**Data shown**.
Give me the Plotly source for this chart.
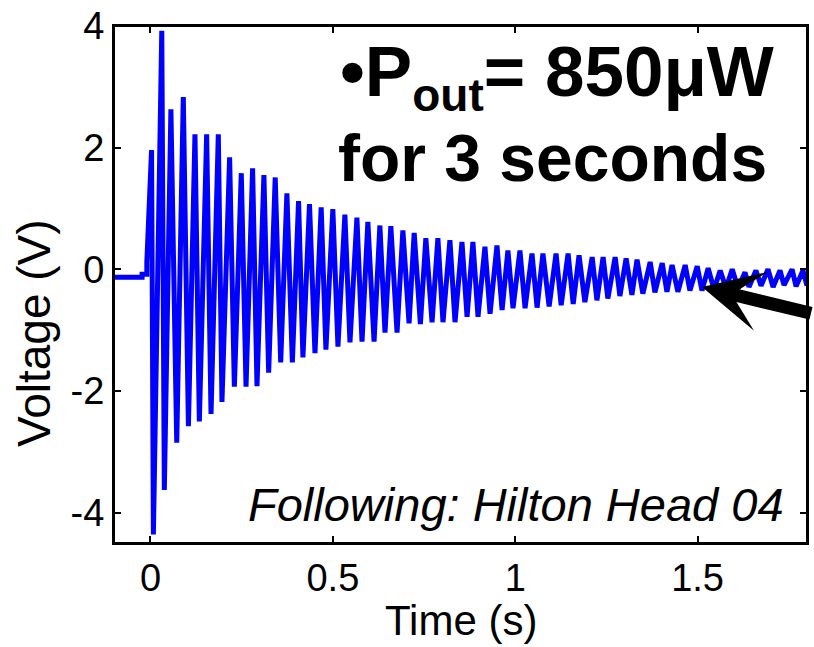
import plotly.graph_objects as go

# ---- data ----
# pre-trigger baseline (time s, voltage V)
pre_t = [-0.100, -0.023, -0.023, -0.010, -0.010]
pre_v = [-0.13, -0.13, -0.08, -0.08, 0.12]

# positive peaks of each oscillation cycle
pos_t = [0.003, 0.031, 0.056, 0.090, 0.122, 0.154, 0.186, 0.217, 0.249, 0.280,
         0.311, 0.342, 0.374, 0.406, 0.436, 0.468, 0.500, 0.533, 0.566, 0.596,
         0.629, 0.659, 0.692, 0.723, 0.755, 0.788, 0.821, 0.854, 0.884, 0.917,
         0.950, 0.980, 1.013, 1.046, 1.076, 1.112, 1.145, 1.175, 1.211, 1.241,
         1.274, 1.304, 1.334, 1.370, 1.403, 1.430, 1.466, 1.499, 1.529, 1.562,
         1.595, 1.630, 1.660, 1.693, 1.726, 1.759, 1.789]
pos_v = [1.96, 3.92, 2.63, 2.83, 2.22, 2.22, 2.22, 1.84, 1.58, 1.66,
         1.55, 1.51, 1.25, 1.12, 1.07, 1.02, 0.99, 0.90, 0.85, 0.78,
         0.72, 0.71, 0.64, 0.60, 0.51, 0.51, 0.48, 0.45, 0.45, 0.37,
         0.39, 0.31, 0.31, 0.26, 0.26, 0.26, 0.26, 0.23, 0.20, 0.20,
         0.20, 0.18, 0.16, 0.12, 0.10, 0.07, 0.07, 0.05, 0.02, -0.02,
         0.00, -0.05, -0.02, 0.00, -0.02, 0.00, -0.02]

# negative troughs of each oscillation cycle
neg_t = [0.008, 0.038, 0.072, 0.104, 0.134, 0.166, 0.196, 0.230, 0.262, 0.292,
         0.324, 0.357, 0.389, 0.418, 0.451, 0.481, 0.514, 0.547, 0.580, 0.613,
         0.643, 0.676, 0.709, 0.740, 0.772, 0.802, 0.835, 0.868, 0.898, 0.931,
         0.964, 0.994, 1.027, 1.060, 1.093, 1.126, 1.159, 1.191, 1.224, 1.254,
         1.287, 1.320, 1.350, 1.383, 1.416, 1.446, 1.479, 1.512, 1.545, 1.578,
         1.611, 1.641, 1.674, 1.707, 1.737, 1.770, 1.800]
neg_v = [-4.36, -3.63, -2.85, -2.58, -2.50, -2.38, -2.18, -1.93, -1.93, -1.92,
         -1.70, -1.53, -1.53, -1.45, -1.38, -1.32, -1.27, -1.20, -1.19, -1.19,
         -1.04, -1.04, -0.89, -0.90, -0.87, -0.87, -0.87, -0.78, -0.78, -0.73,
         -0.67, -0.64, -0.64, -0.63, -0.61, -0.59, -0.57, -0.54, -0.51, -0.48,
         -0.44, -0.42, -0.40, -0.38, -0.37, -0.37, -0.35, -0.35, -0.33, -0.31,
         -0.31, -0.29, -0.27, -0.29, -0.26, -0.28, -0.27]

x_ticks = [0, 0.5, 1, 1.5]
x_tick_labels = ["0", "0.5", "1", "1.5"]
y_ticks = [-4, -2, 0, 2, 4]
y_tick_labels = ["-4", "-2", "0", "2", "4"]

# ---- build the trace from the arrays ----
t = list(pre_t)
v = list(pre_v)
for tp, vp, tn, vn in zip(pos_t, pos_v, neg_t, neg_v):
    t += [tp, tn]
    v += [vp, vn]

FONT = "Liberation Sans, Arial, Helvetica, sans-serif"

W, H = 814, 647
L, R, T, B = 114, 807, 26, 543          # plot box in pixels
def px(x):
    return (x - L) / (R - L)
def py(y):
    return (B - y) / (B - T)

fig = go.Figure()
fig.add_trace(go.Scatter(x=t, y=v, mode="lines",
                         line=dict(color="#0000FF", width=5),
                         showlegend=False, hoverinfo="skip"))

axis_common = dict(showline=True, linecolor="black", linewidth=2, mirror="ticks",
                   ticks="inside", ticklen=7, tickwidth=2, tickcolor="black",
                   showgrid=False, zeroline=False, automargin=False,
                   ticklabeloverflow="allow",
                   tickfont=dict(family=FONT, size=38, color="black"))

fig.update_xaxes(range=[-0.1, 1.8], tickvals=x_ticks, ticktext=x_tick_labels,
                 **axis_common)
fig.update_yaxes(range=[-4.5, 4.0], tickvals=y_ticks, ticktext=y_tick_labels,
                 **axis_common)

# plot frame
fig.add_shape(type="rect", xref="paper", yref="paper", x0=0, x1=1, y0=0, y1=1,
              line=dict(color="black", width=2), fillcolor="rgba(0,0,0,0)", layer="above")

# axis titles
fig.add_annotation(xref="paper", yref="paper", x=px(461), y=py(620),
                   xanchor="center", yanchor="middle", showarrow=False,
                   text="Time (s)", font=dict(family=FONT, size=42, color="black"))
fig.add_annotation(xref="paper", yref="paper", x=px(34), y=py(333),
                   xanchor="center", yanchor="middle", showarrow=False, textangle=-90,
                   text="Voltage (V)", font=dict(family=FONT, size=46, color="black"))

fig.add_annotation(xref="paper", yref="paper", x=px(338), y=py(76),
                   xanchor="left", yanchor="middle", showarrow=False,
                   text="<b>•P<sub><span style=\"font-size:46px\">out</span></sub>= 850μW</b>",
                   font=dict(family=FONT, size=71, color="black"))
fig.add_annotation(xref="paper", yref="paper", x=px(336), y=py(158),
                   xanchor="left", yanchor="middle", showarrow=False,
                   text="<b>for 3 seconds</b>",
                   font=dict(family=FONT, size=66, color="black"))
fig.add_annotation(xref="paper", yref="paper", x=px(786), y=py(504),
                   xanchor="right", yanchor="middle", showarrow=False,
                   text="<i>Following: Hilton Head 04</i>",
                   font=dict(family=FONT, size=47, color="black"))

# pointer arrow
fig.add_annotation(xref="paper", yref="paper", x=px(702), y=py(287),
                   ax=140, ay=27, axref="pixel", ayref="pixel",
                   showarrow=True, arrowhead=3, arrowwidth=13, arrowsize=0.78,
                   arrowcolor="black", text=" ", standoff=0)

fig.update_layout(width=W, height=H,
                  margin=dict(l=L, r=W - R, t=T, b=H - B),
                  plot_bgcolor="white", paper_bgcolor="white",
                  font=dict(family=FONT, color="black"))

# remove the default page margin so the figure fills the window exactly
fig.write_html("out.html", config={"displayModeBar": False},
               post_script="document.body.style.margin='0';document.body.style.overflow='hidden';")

**Exercise**.
Copy every line of the data word for word, omitting the images.

**Solution for this task**.
Give me the Plotly source for this chart.
import plotly.graph_objects as go

# ---- data ----
# pre-trigger baseline (time s, voltage V)
pre_t = [-0.100, -0.023, -0.023, -0.010, -0.010]
pre_v = [-0.13, -0.13, -0.08, -0.08, 0.12]

# positive peaks of each oscillation cycle
pos_t = [0.003, 0.031, 0.056, 0.090, 0.122, 0.154, 0.186, 0.217, 0.249, 0.280,
         0.311, 0.342, 0.374, 0.406, 0.436, 0.468, 0.500, 0.533, 0.566, 0.596,
         0.629, 0.659, 0.692, 0.723, 0.755, 0.788, 0.821, 0.854, 0.884, 0.917,
         0.950, 0.980, 1.013, 1.046, 1.076, 1.112, 1.145, 1.175, 1.211, 1.241,
         1.274, 1.304, 1.334, 1.370, 1.403, 1.430, 1.466, 1.499, 1.529, 1.562,
         1.595, 1.630, 1.660, 1.693, 1.726, 1.759, 1.789]
pos_v = [1.96, 3.92, 2.63, 2.83, 2.22, 2.22, 2.22, 1.84, 1.58, 1.66,
         1.55, 1.51, 1.25, 1.12, 1.07, 1.02, 0.99, 0.90, 0.85, 0.78,
         0.72, 0.71, 0.64, 0.60, 0.51, 0.51, 0.48, 0.45, 0.45, 0.37,
         0.39, 0.31, 0.31, 0.26, 0.26, 0.26, 0.26, 0.23, 0.20, 0.20,
         0.20, 0.18, 0.16, 0.12, 0.10, 0.07, 0.07, 0.05, 0.02, -0.02,
         0.00, -0.05, -0.02, 0.00, -0.02, 0.00, -0.02]

# negative troughs of each oscillation cycle
neg_t = [0.008, 0.038, 0.072, 0.104, 0.134, 0.166, 0.196, 0.230, 0.262, 0.292,
         0.324, 0.357, 0.389, 0.418, 0.451, 0.481, 0.514, 0.547, 0.580, 0.613,
         0.643, 0.676, 0.709, 0.740, 0.772, 0.802, 0.835, 0.868, 0.898, 0.931,
         0.964, 0.994, 1.027, 1.060, 1.093, 1.126, 1.159, 1.191, 1.224, 1.254,
         1.287, 1.320, 1.350, 1.383, 1.416, 1.446, 1.479, 1.512, 1.545, 1.578,
         1.611, 1.641, 1.674, 1.707, 1.737, 1.770, 1.800]
neg_v = [-4.36, -3.63, -2.85, -2.58, -2.50, -2.38, -2.18, -1.93, -1.93, -1.92,
         -1.70, -1.53, -1.53, -1.45, -1.38, -1.32, -1.27, -1.20, -1.19, -1.19,
         -1.04, -1.04, -0.89, -0.90, -0.87, -0.87, -0.87, -0.78, -0.78, -0.73,
         -0.67, -0.64, -0.64, -0.63, -0.61, -0.59, -0.57, -0.54, -0.51, -0.48,
         -0.44, -0.42, -0.40, -0.38, -0.37, -0.37, -0.35, -0.35, -0.33, -0.31,
         -0.31, -0.29, -0.27, -0.29, -0.26, -0.28, -0.27]

x_ticks = [0, 0.5, 1, 1.5]
x_tick_labels = ["0", "0.5", "1", "1.5"]
y_ticks = [-4, -2, 0, 2, 4]
y_tick_labels = ["-4", "-2", "0", "2", "4"]

# ---- build the trace from the arrays ----
t = list(pre_t)
v = list(pre_v)
for tp, vp, tn, vn in zip(pos_t, pos_v, neg_t, neg_v):
    t += [tp, tn]
    v += [vp, vn]

FONT = "Liberation Sans, Arial, Helvetica, sans-serif"

W, H = 814, 647
L, R, T, B = 114, 807, 26, 543          # plot box in pixels
def px(x):
    return (x - L) / (R - L)
def py(y):
    return (B - y) / (B - T)

fig = go.Figure()
fig.add_trace(go.Scatter(x=t, y=v, mode="lines",
                         line=dict(color="#0000FF", width=5),
                         showlegend=False, hoverinfo="skip"))

axis_common = dict(showline=True, linecolor="black", linewidth=2, mirror="ticks",
                   ticks="inside", ticklen=7, tickwidth=2, tickcolor="black",
                   showgrid=False, zeroline=False, automargin=False,
                   ticklabeloverflow="allow",
                   tickfont=dict(family=FONT, size=38, color="black"))

fig.update_xaxes(range=[-0.1, 1.8], tickvals=x_ticks, ticktext=x_tick_labels,
                 **axis_common)
fig.update_yaxes(range=[-4.5, 4.0], tickvals=y_ticks, ticktext=y_tick_labels,
                 **axis_common)

# plot frame
fig.add_shape(type="rect", xref="paper", yref="paper", x0=0, x1=1, y0=0, y1=1,
              line=dict(color="black", width=2), fillcolor="rgba(0,0,0,0)", layer="above")

# axis titles
fig.add_annotation(xref="paper", yref="paper", x=px(461), y=py(620),
                   xanchor="center", yanchor="middle", showarrow=False,
                   text="Time (s)", font=dict(family=FONT, size=42, color="black"))
fig.add_annotation(xref="paper", yref="paper", x=px(34), y=py(333),
                   xanchor="center", yanchor="middle", showarrow=False, textangle=-90,
                   text="Voltage (V)", font=dict(family=FONT, size=46, color="black"))

fig.add_annotation(xref="paper", yref="paper", x=px(338), y=py(76),
                   xanchor="left", yanchor="middle", showarrow=False,
                   text="<b>•P<sub><span style=\"font-size:46px\">out</span></sub>= 850μW</b>",
                   font=dict(family=FONT, size=71, color="black"))
fig.add_annotation(xref="paper", yref="paper", x=px(336), y=py(158),
                   xanchor="left", yanchor="middle", showarrow=False,
                   text="<b>for 3 seconds</b>",
                   font=dict(family=FONT, size=66, color="black"))
fig.add_annotation(xref="paper", yref="paper", x=px(786), y=py(504),
                   xanchor="right", yanchor="middle", showarrow=False,
                   text="<i>Following: Hilton Head 04</i>",
                   font=dict(family=FONT, size=47, color="black"))

# pointer arrow
fig.add_annotation(xref="paper", yref="paper", x=px(702), y=py(287),
                   ax=140, ay=27, axref="pixel", ayref="pixel",
                   showarrow=True, arrowhead=3, arrowwidth=13, arrowsize=0.78,
                   arrowcolor="black", text=" ", standoff=0)

fig.update_layout(width=W, height=H,
                  margin=dict(l=L, r=W - R, t=T, b=H - B),
                  plot_bgcolor="white", paper_bgcolor="white",
                  font=dict(family=FONT, color="black"))

# remove the default page margin so the figure fills the window exactly
fig.write_html("out.html", config={"displayModeBar": False},
               post_script="document.body.style.margin='0';document.body.style.overflow='hidden';")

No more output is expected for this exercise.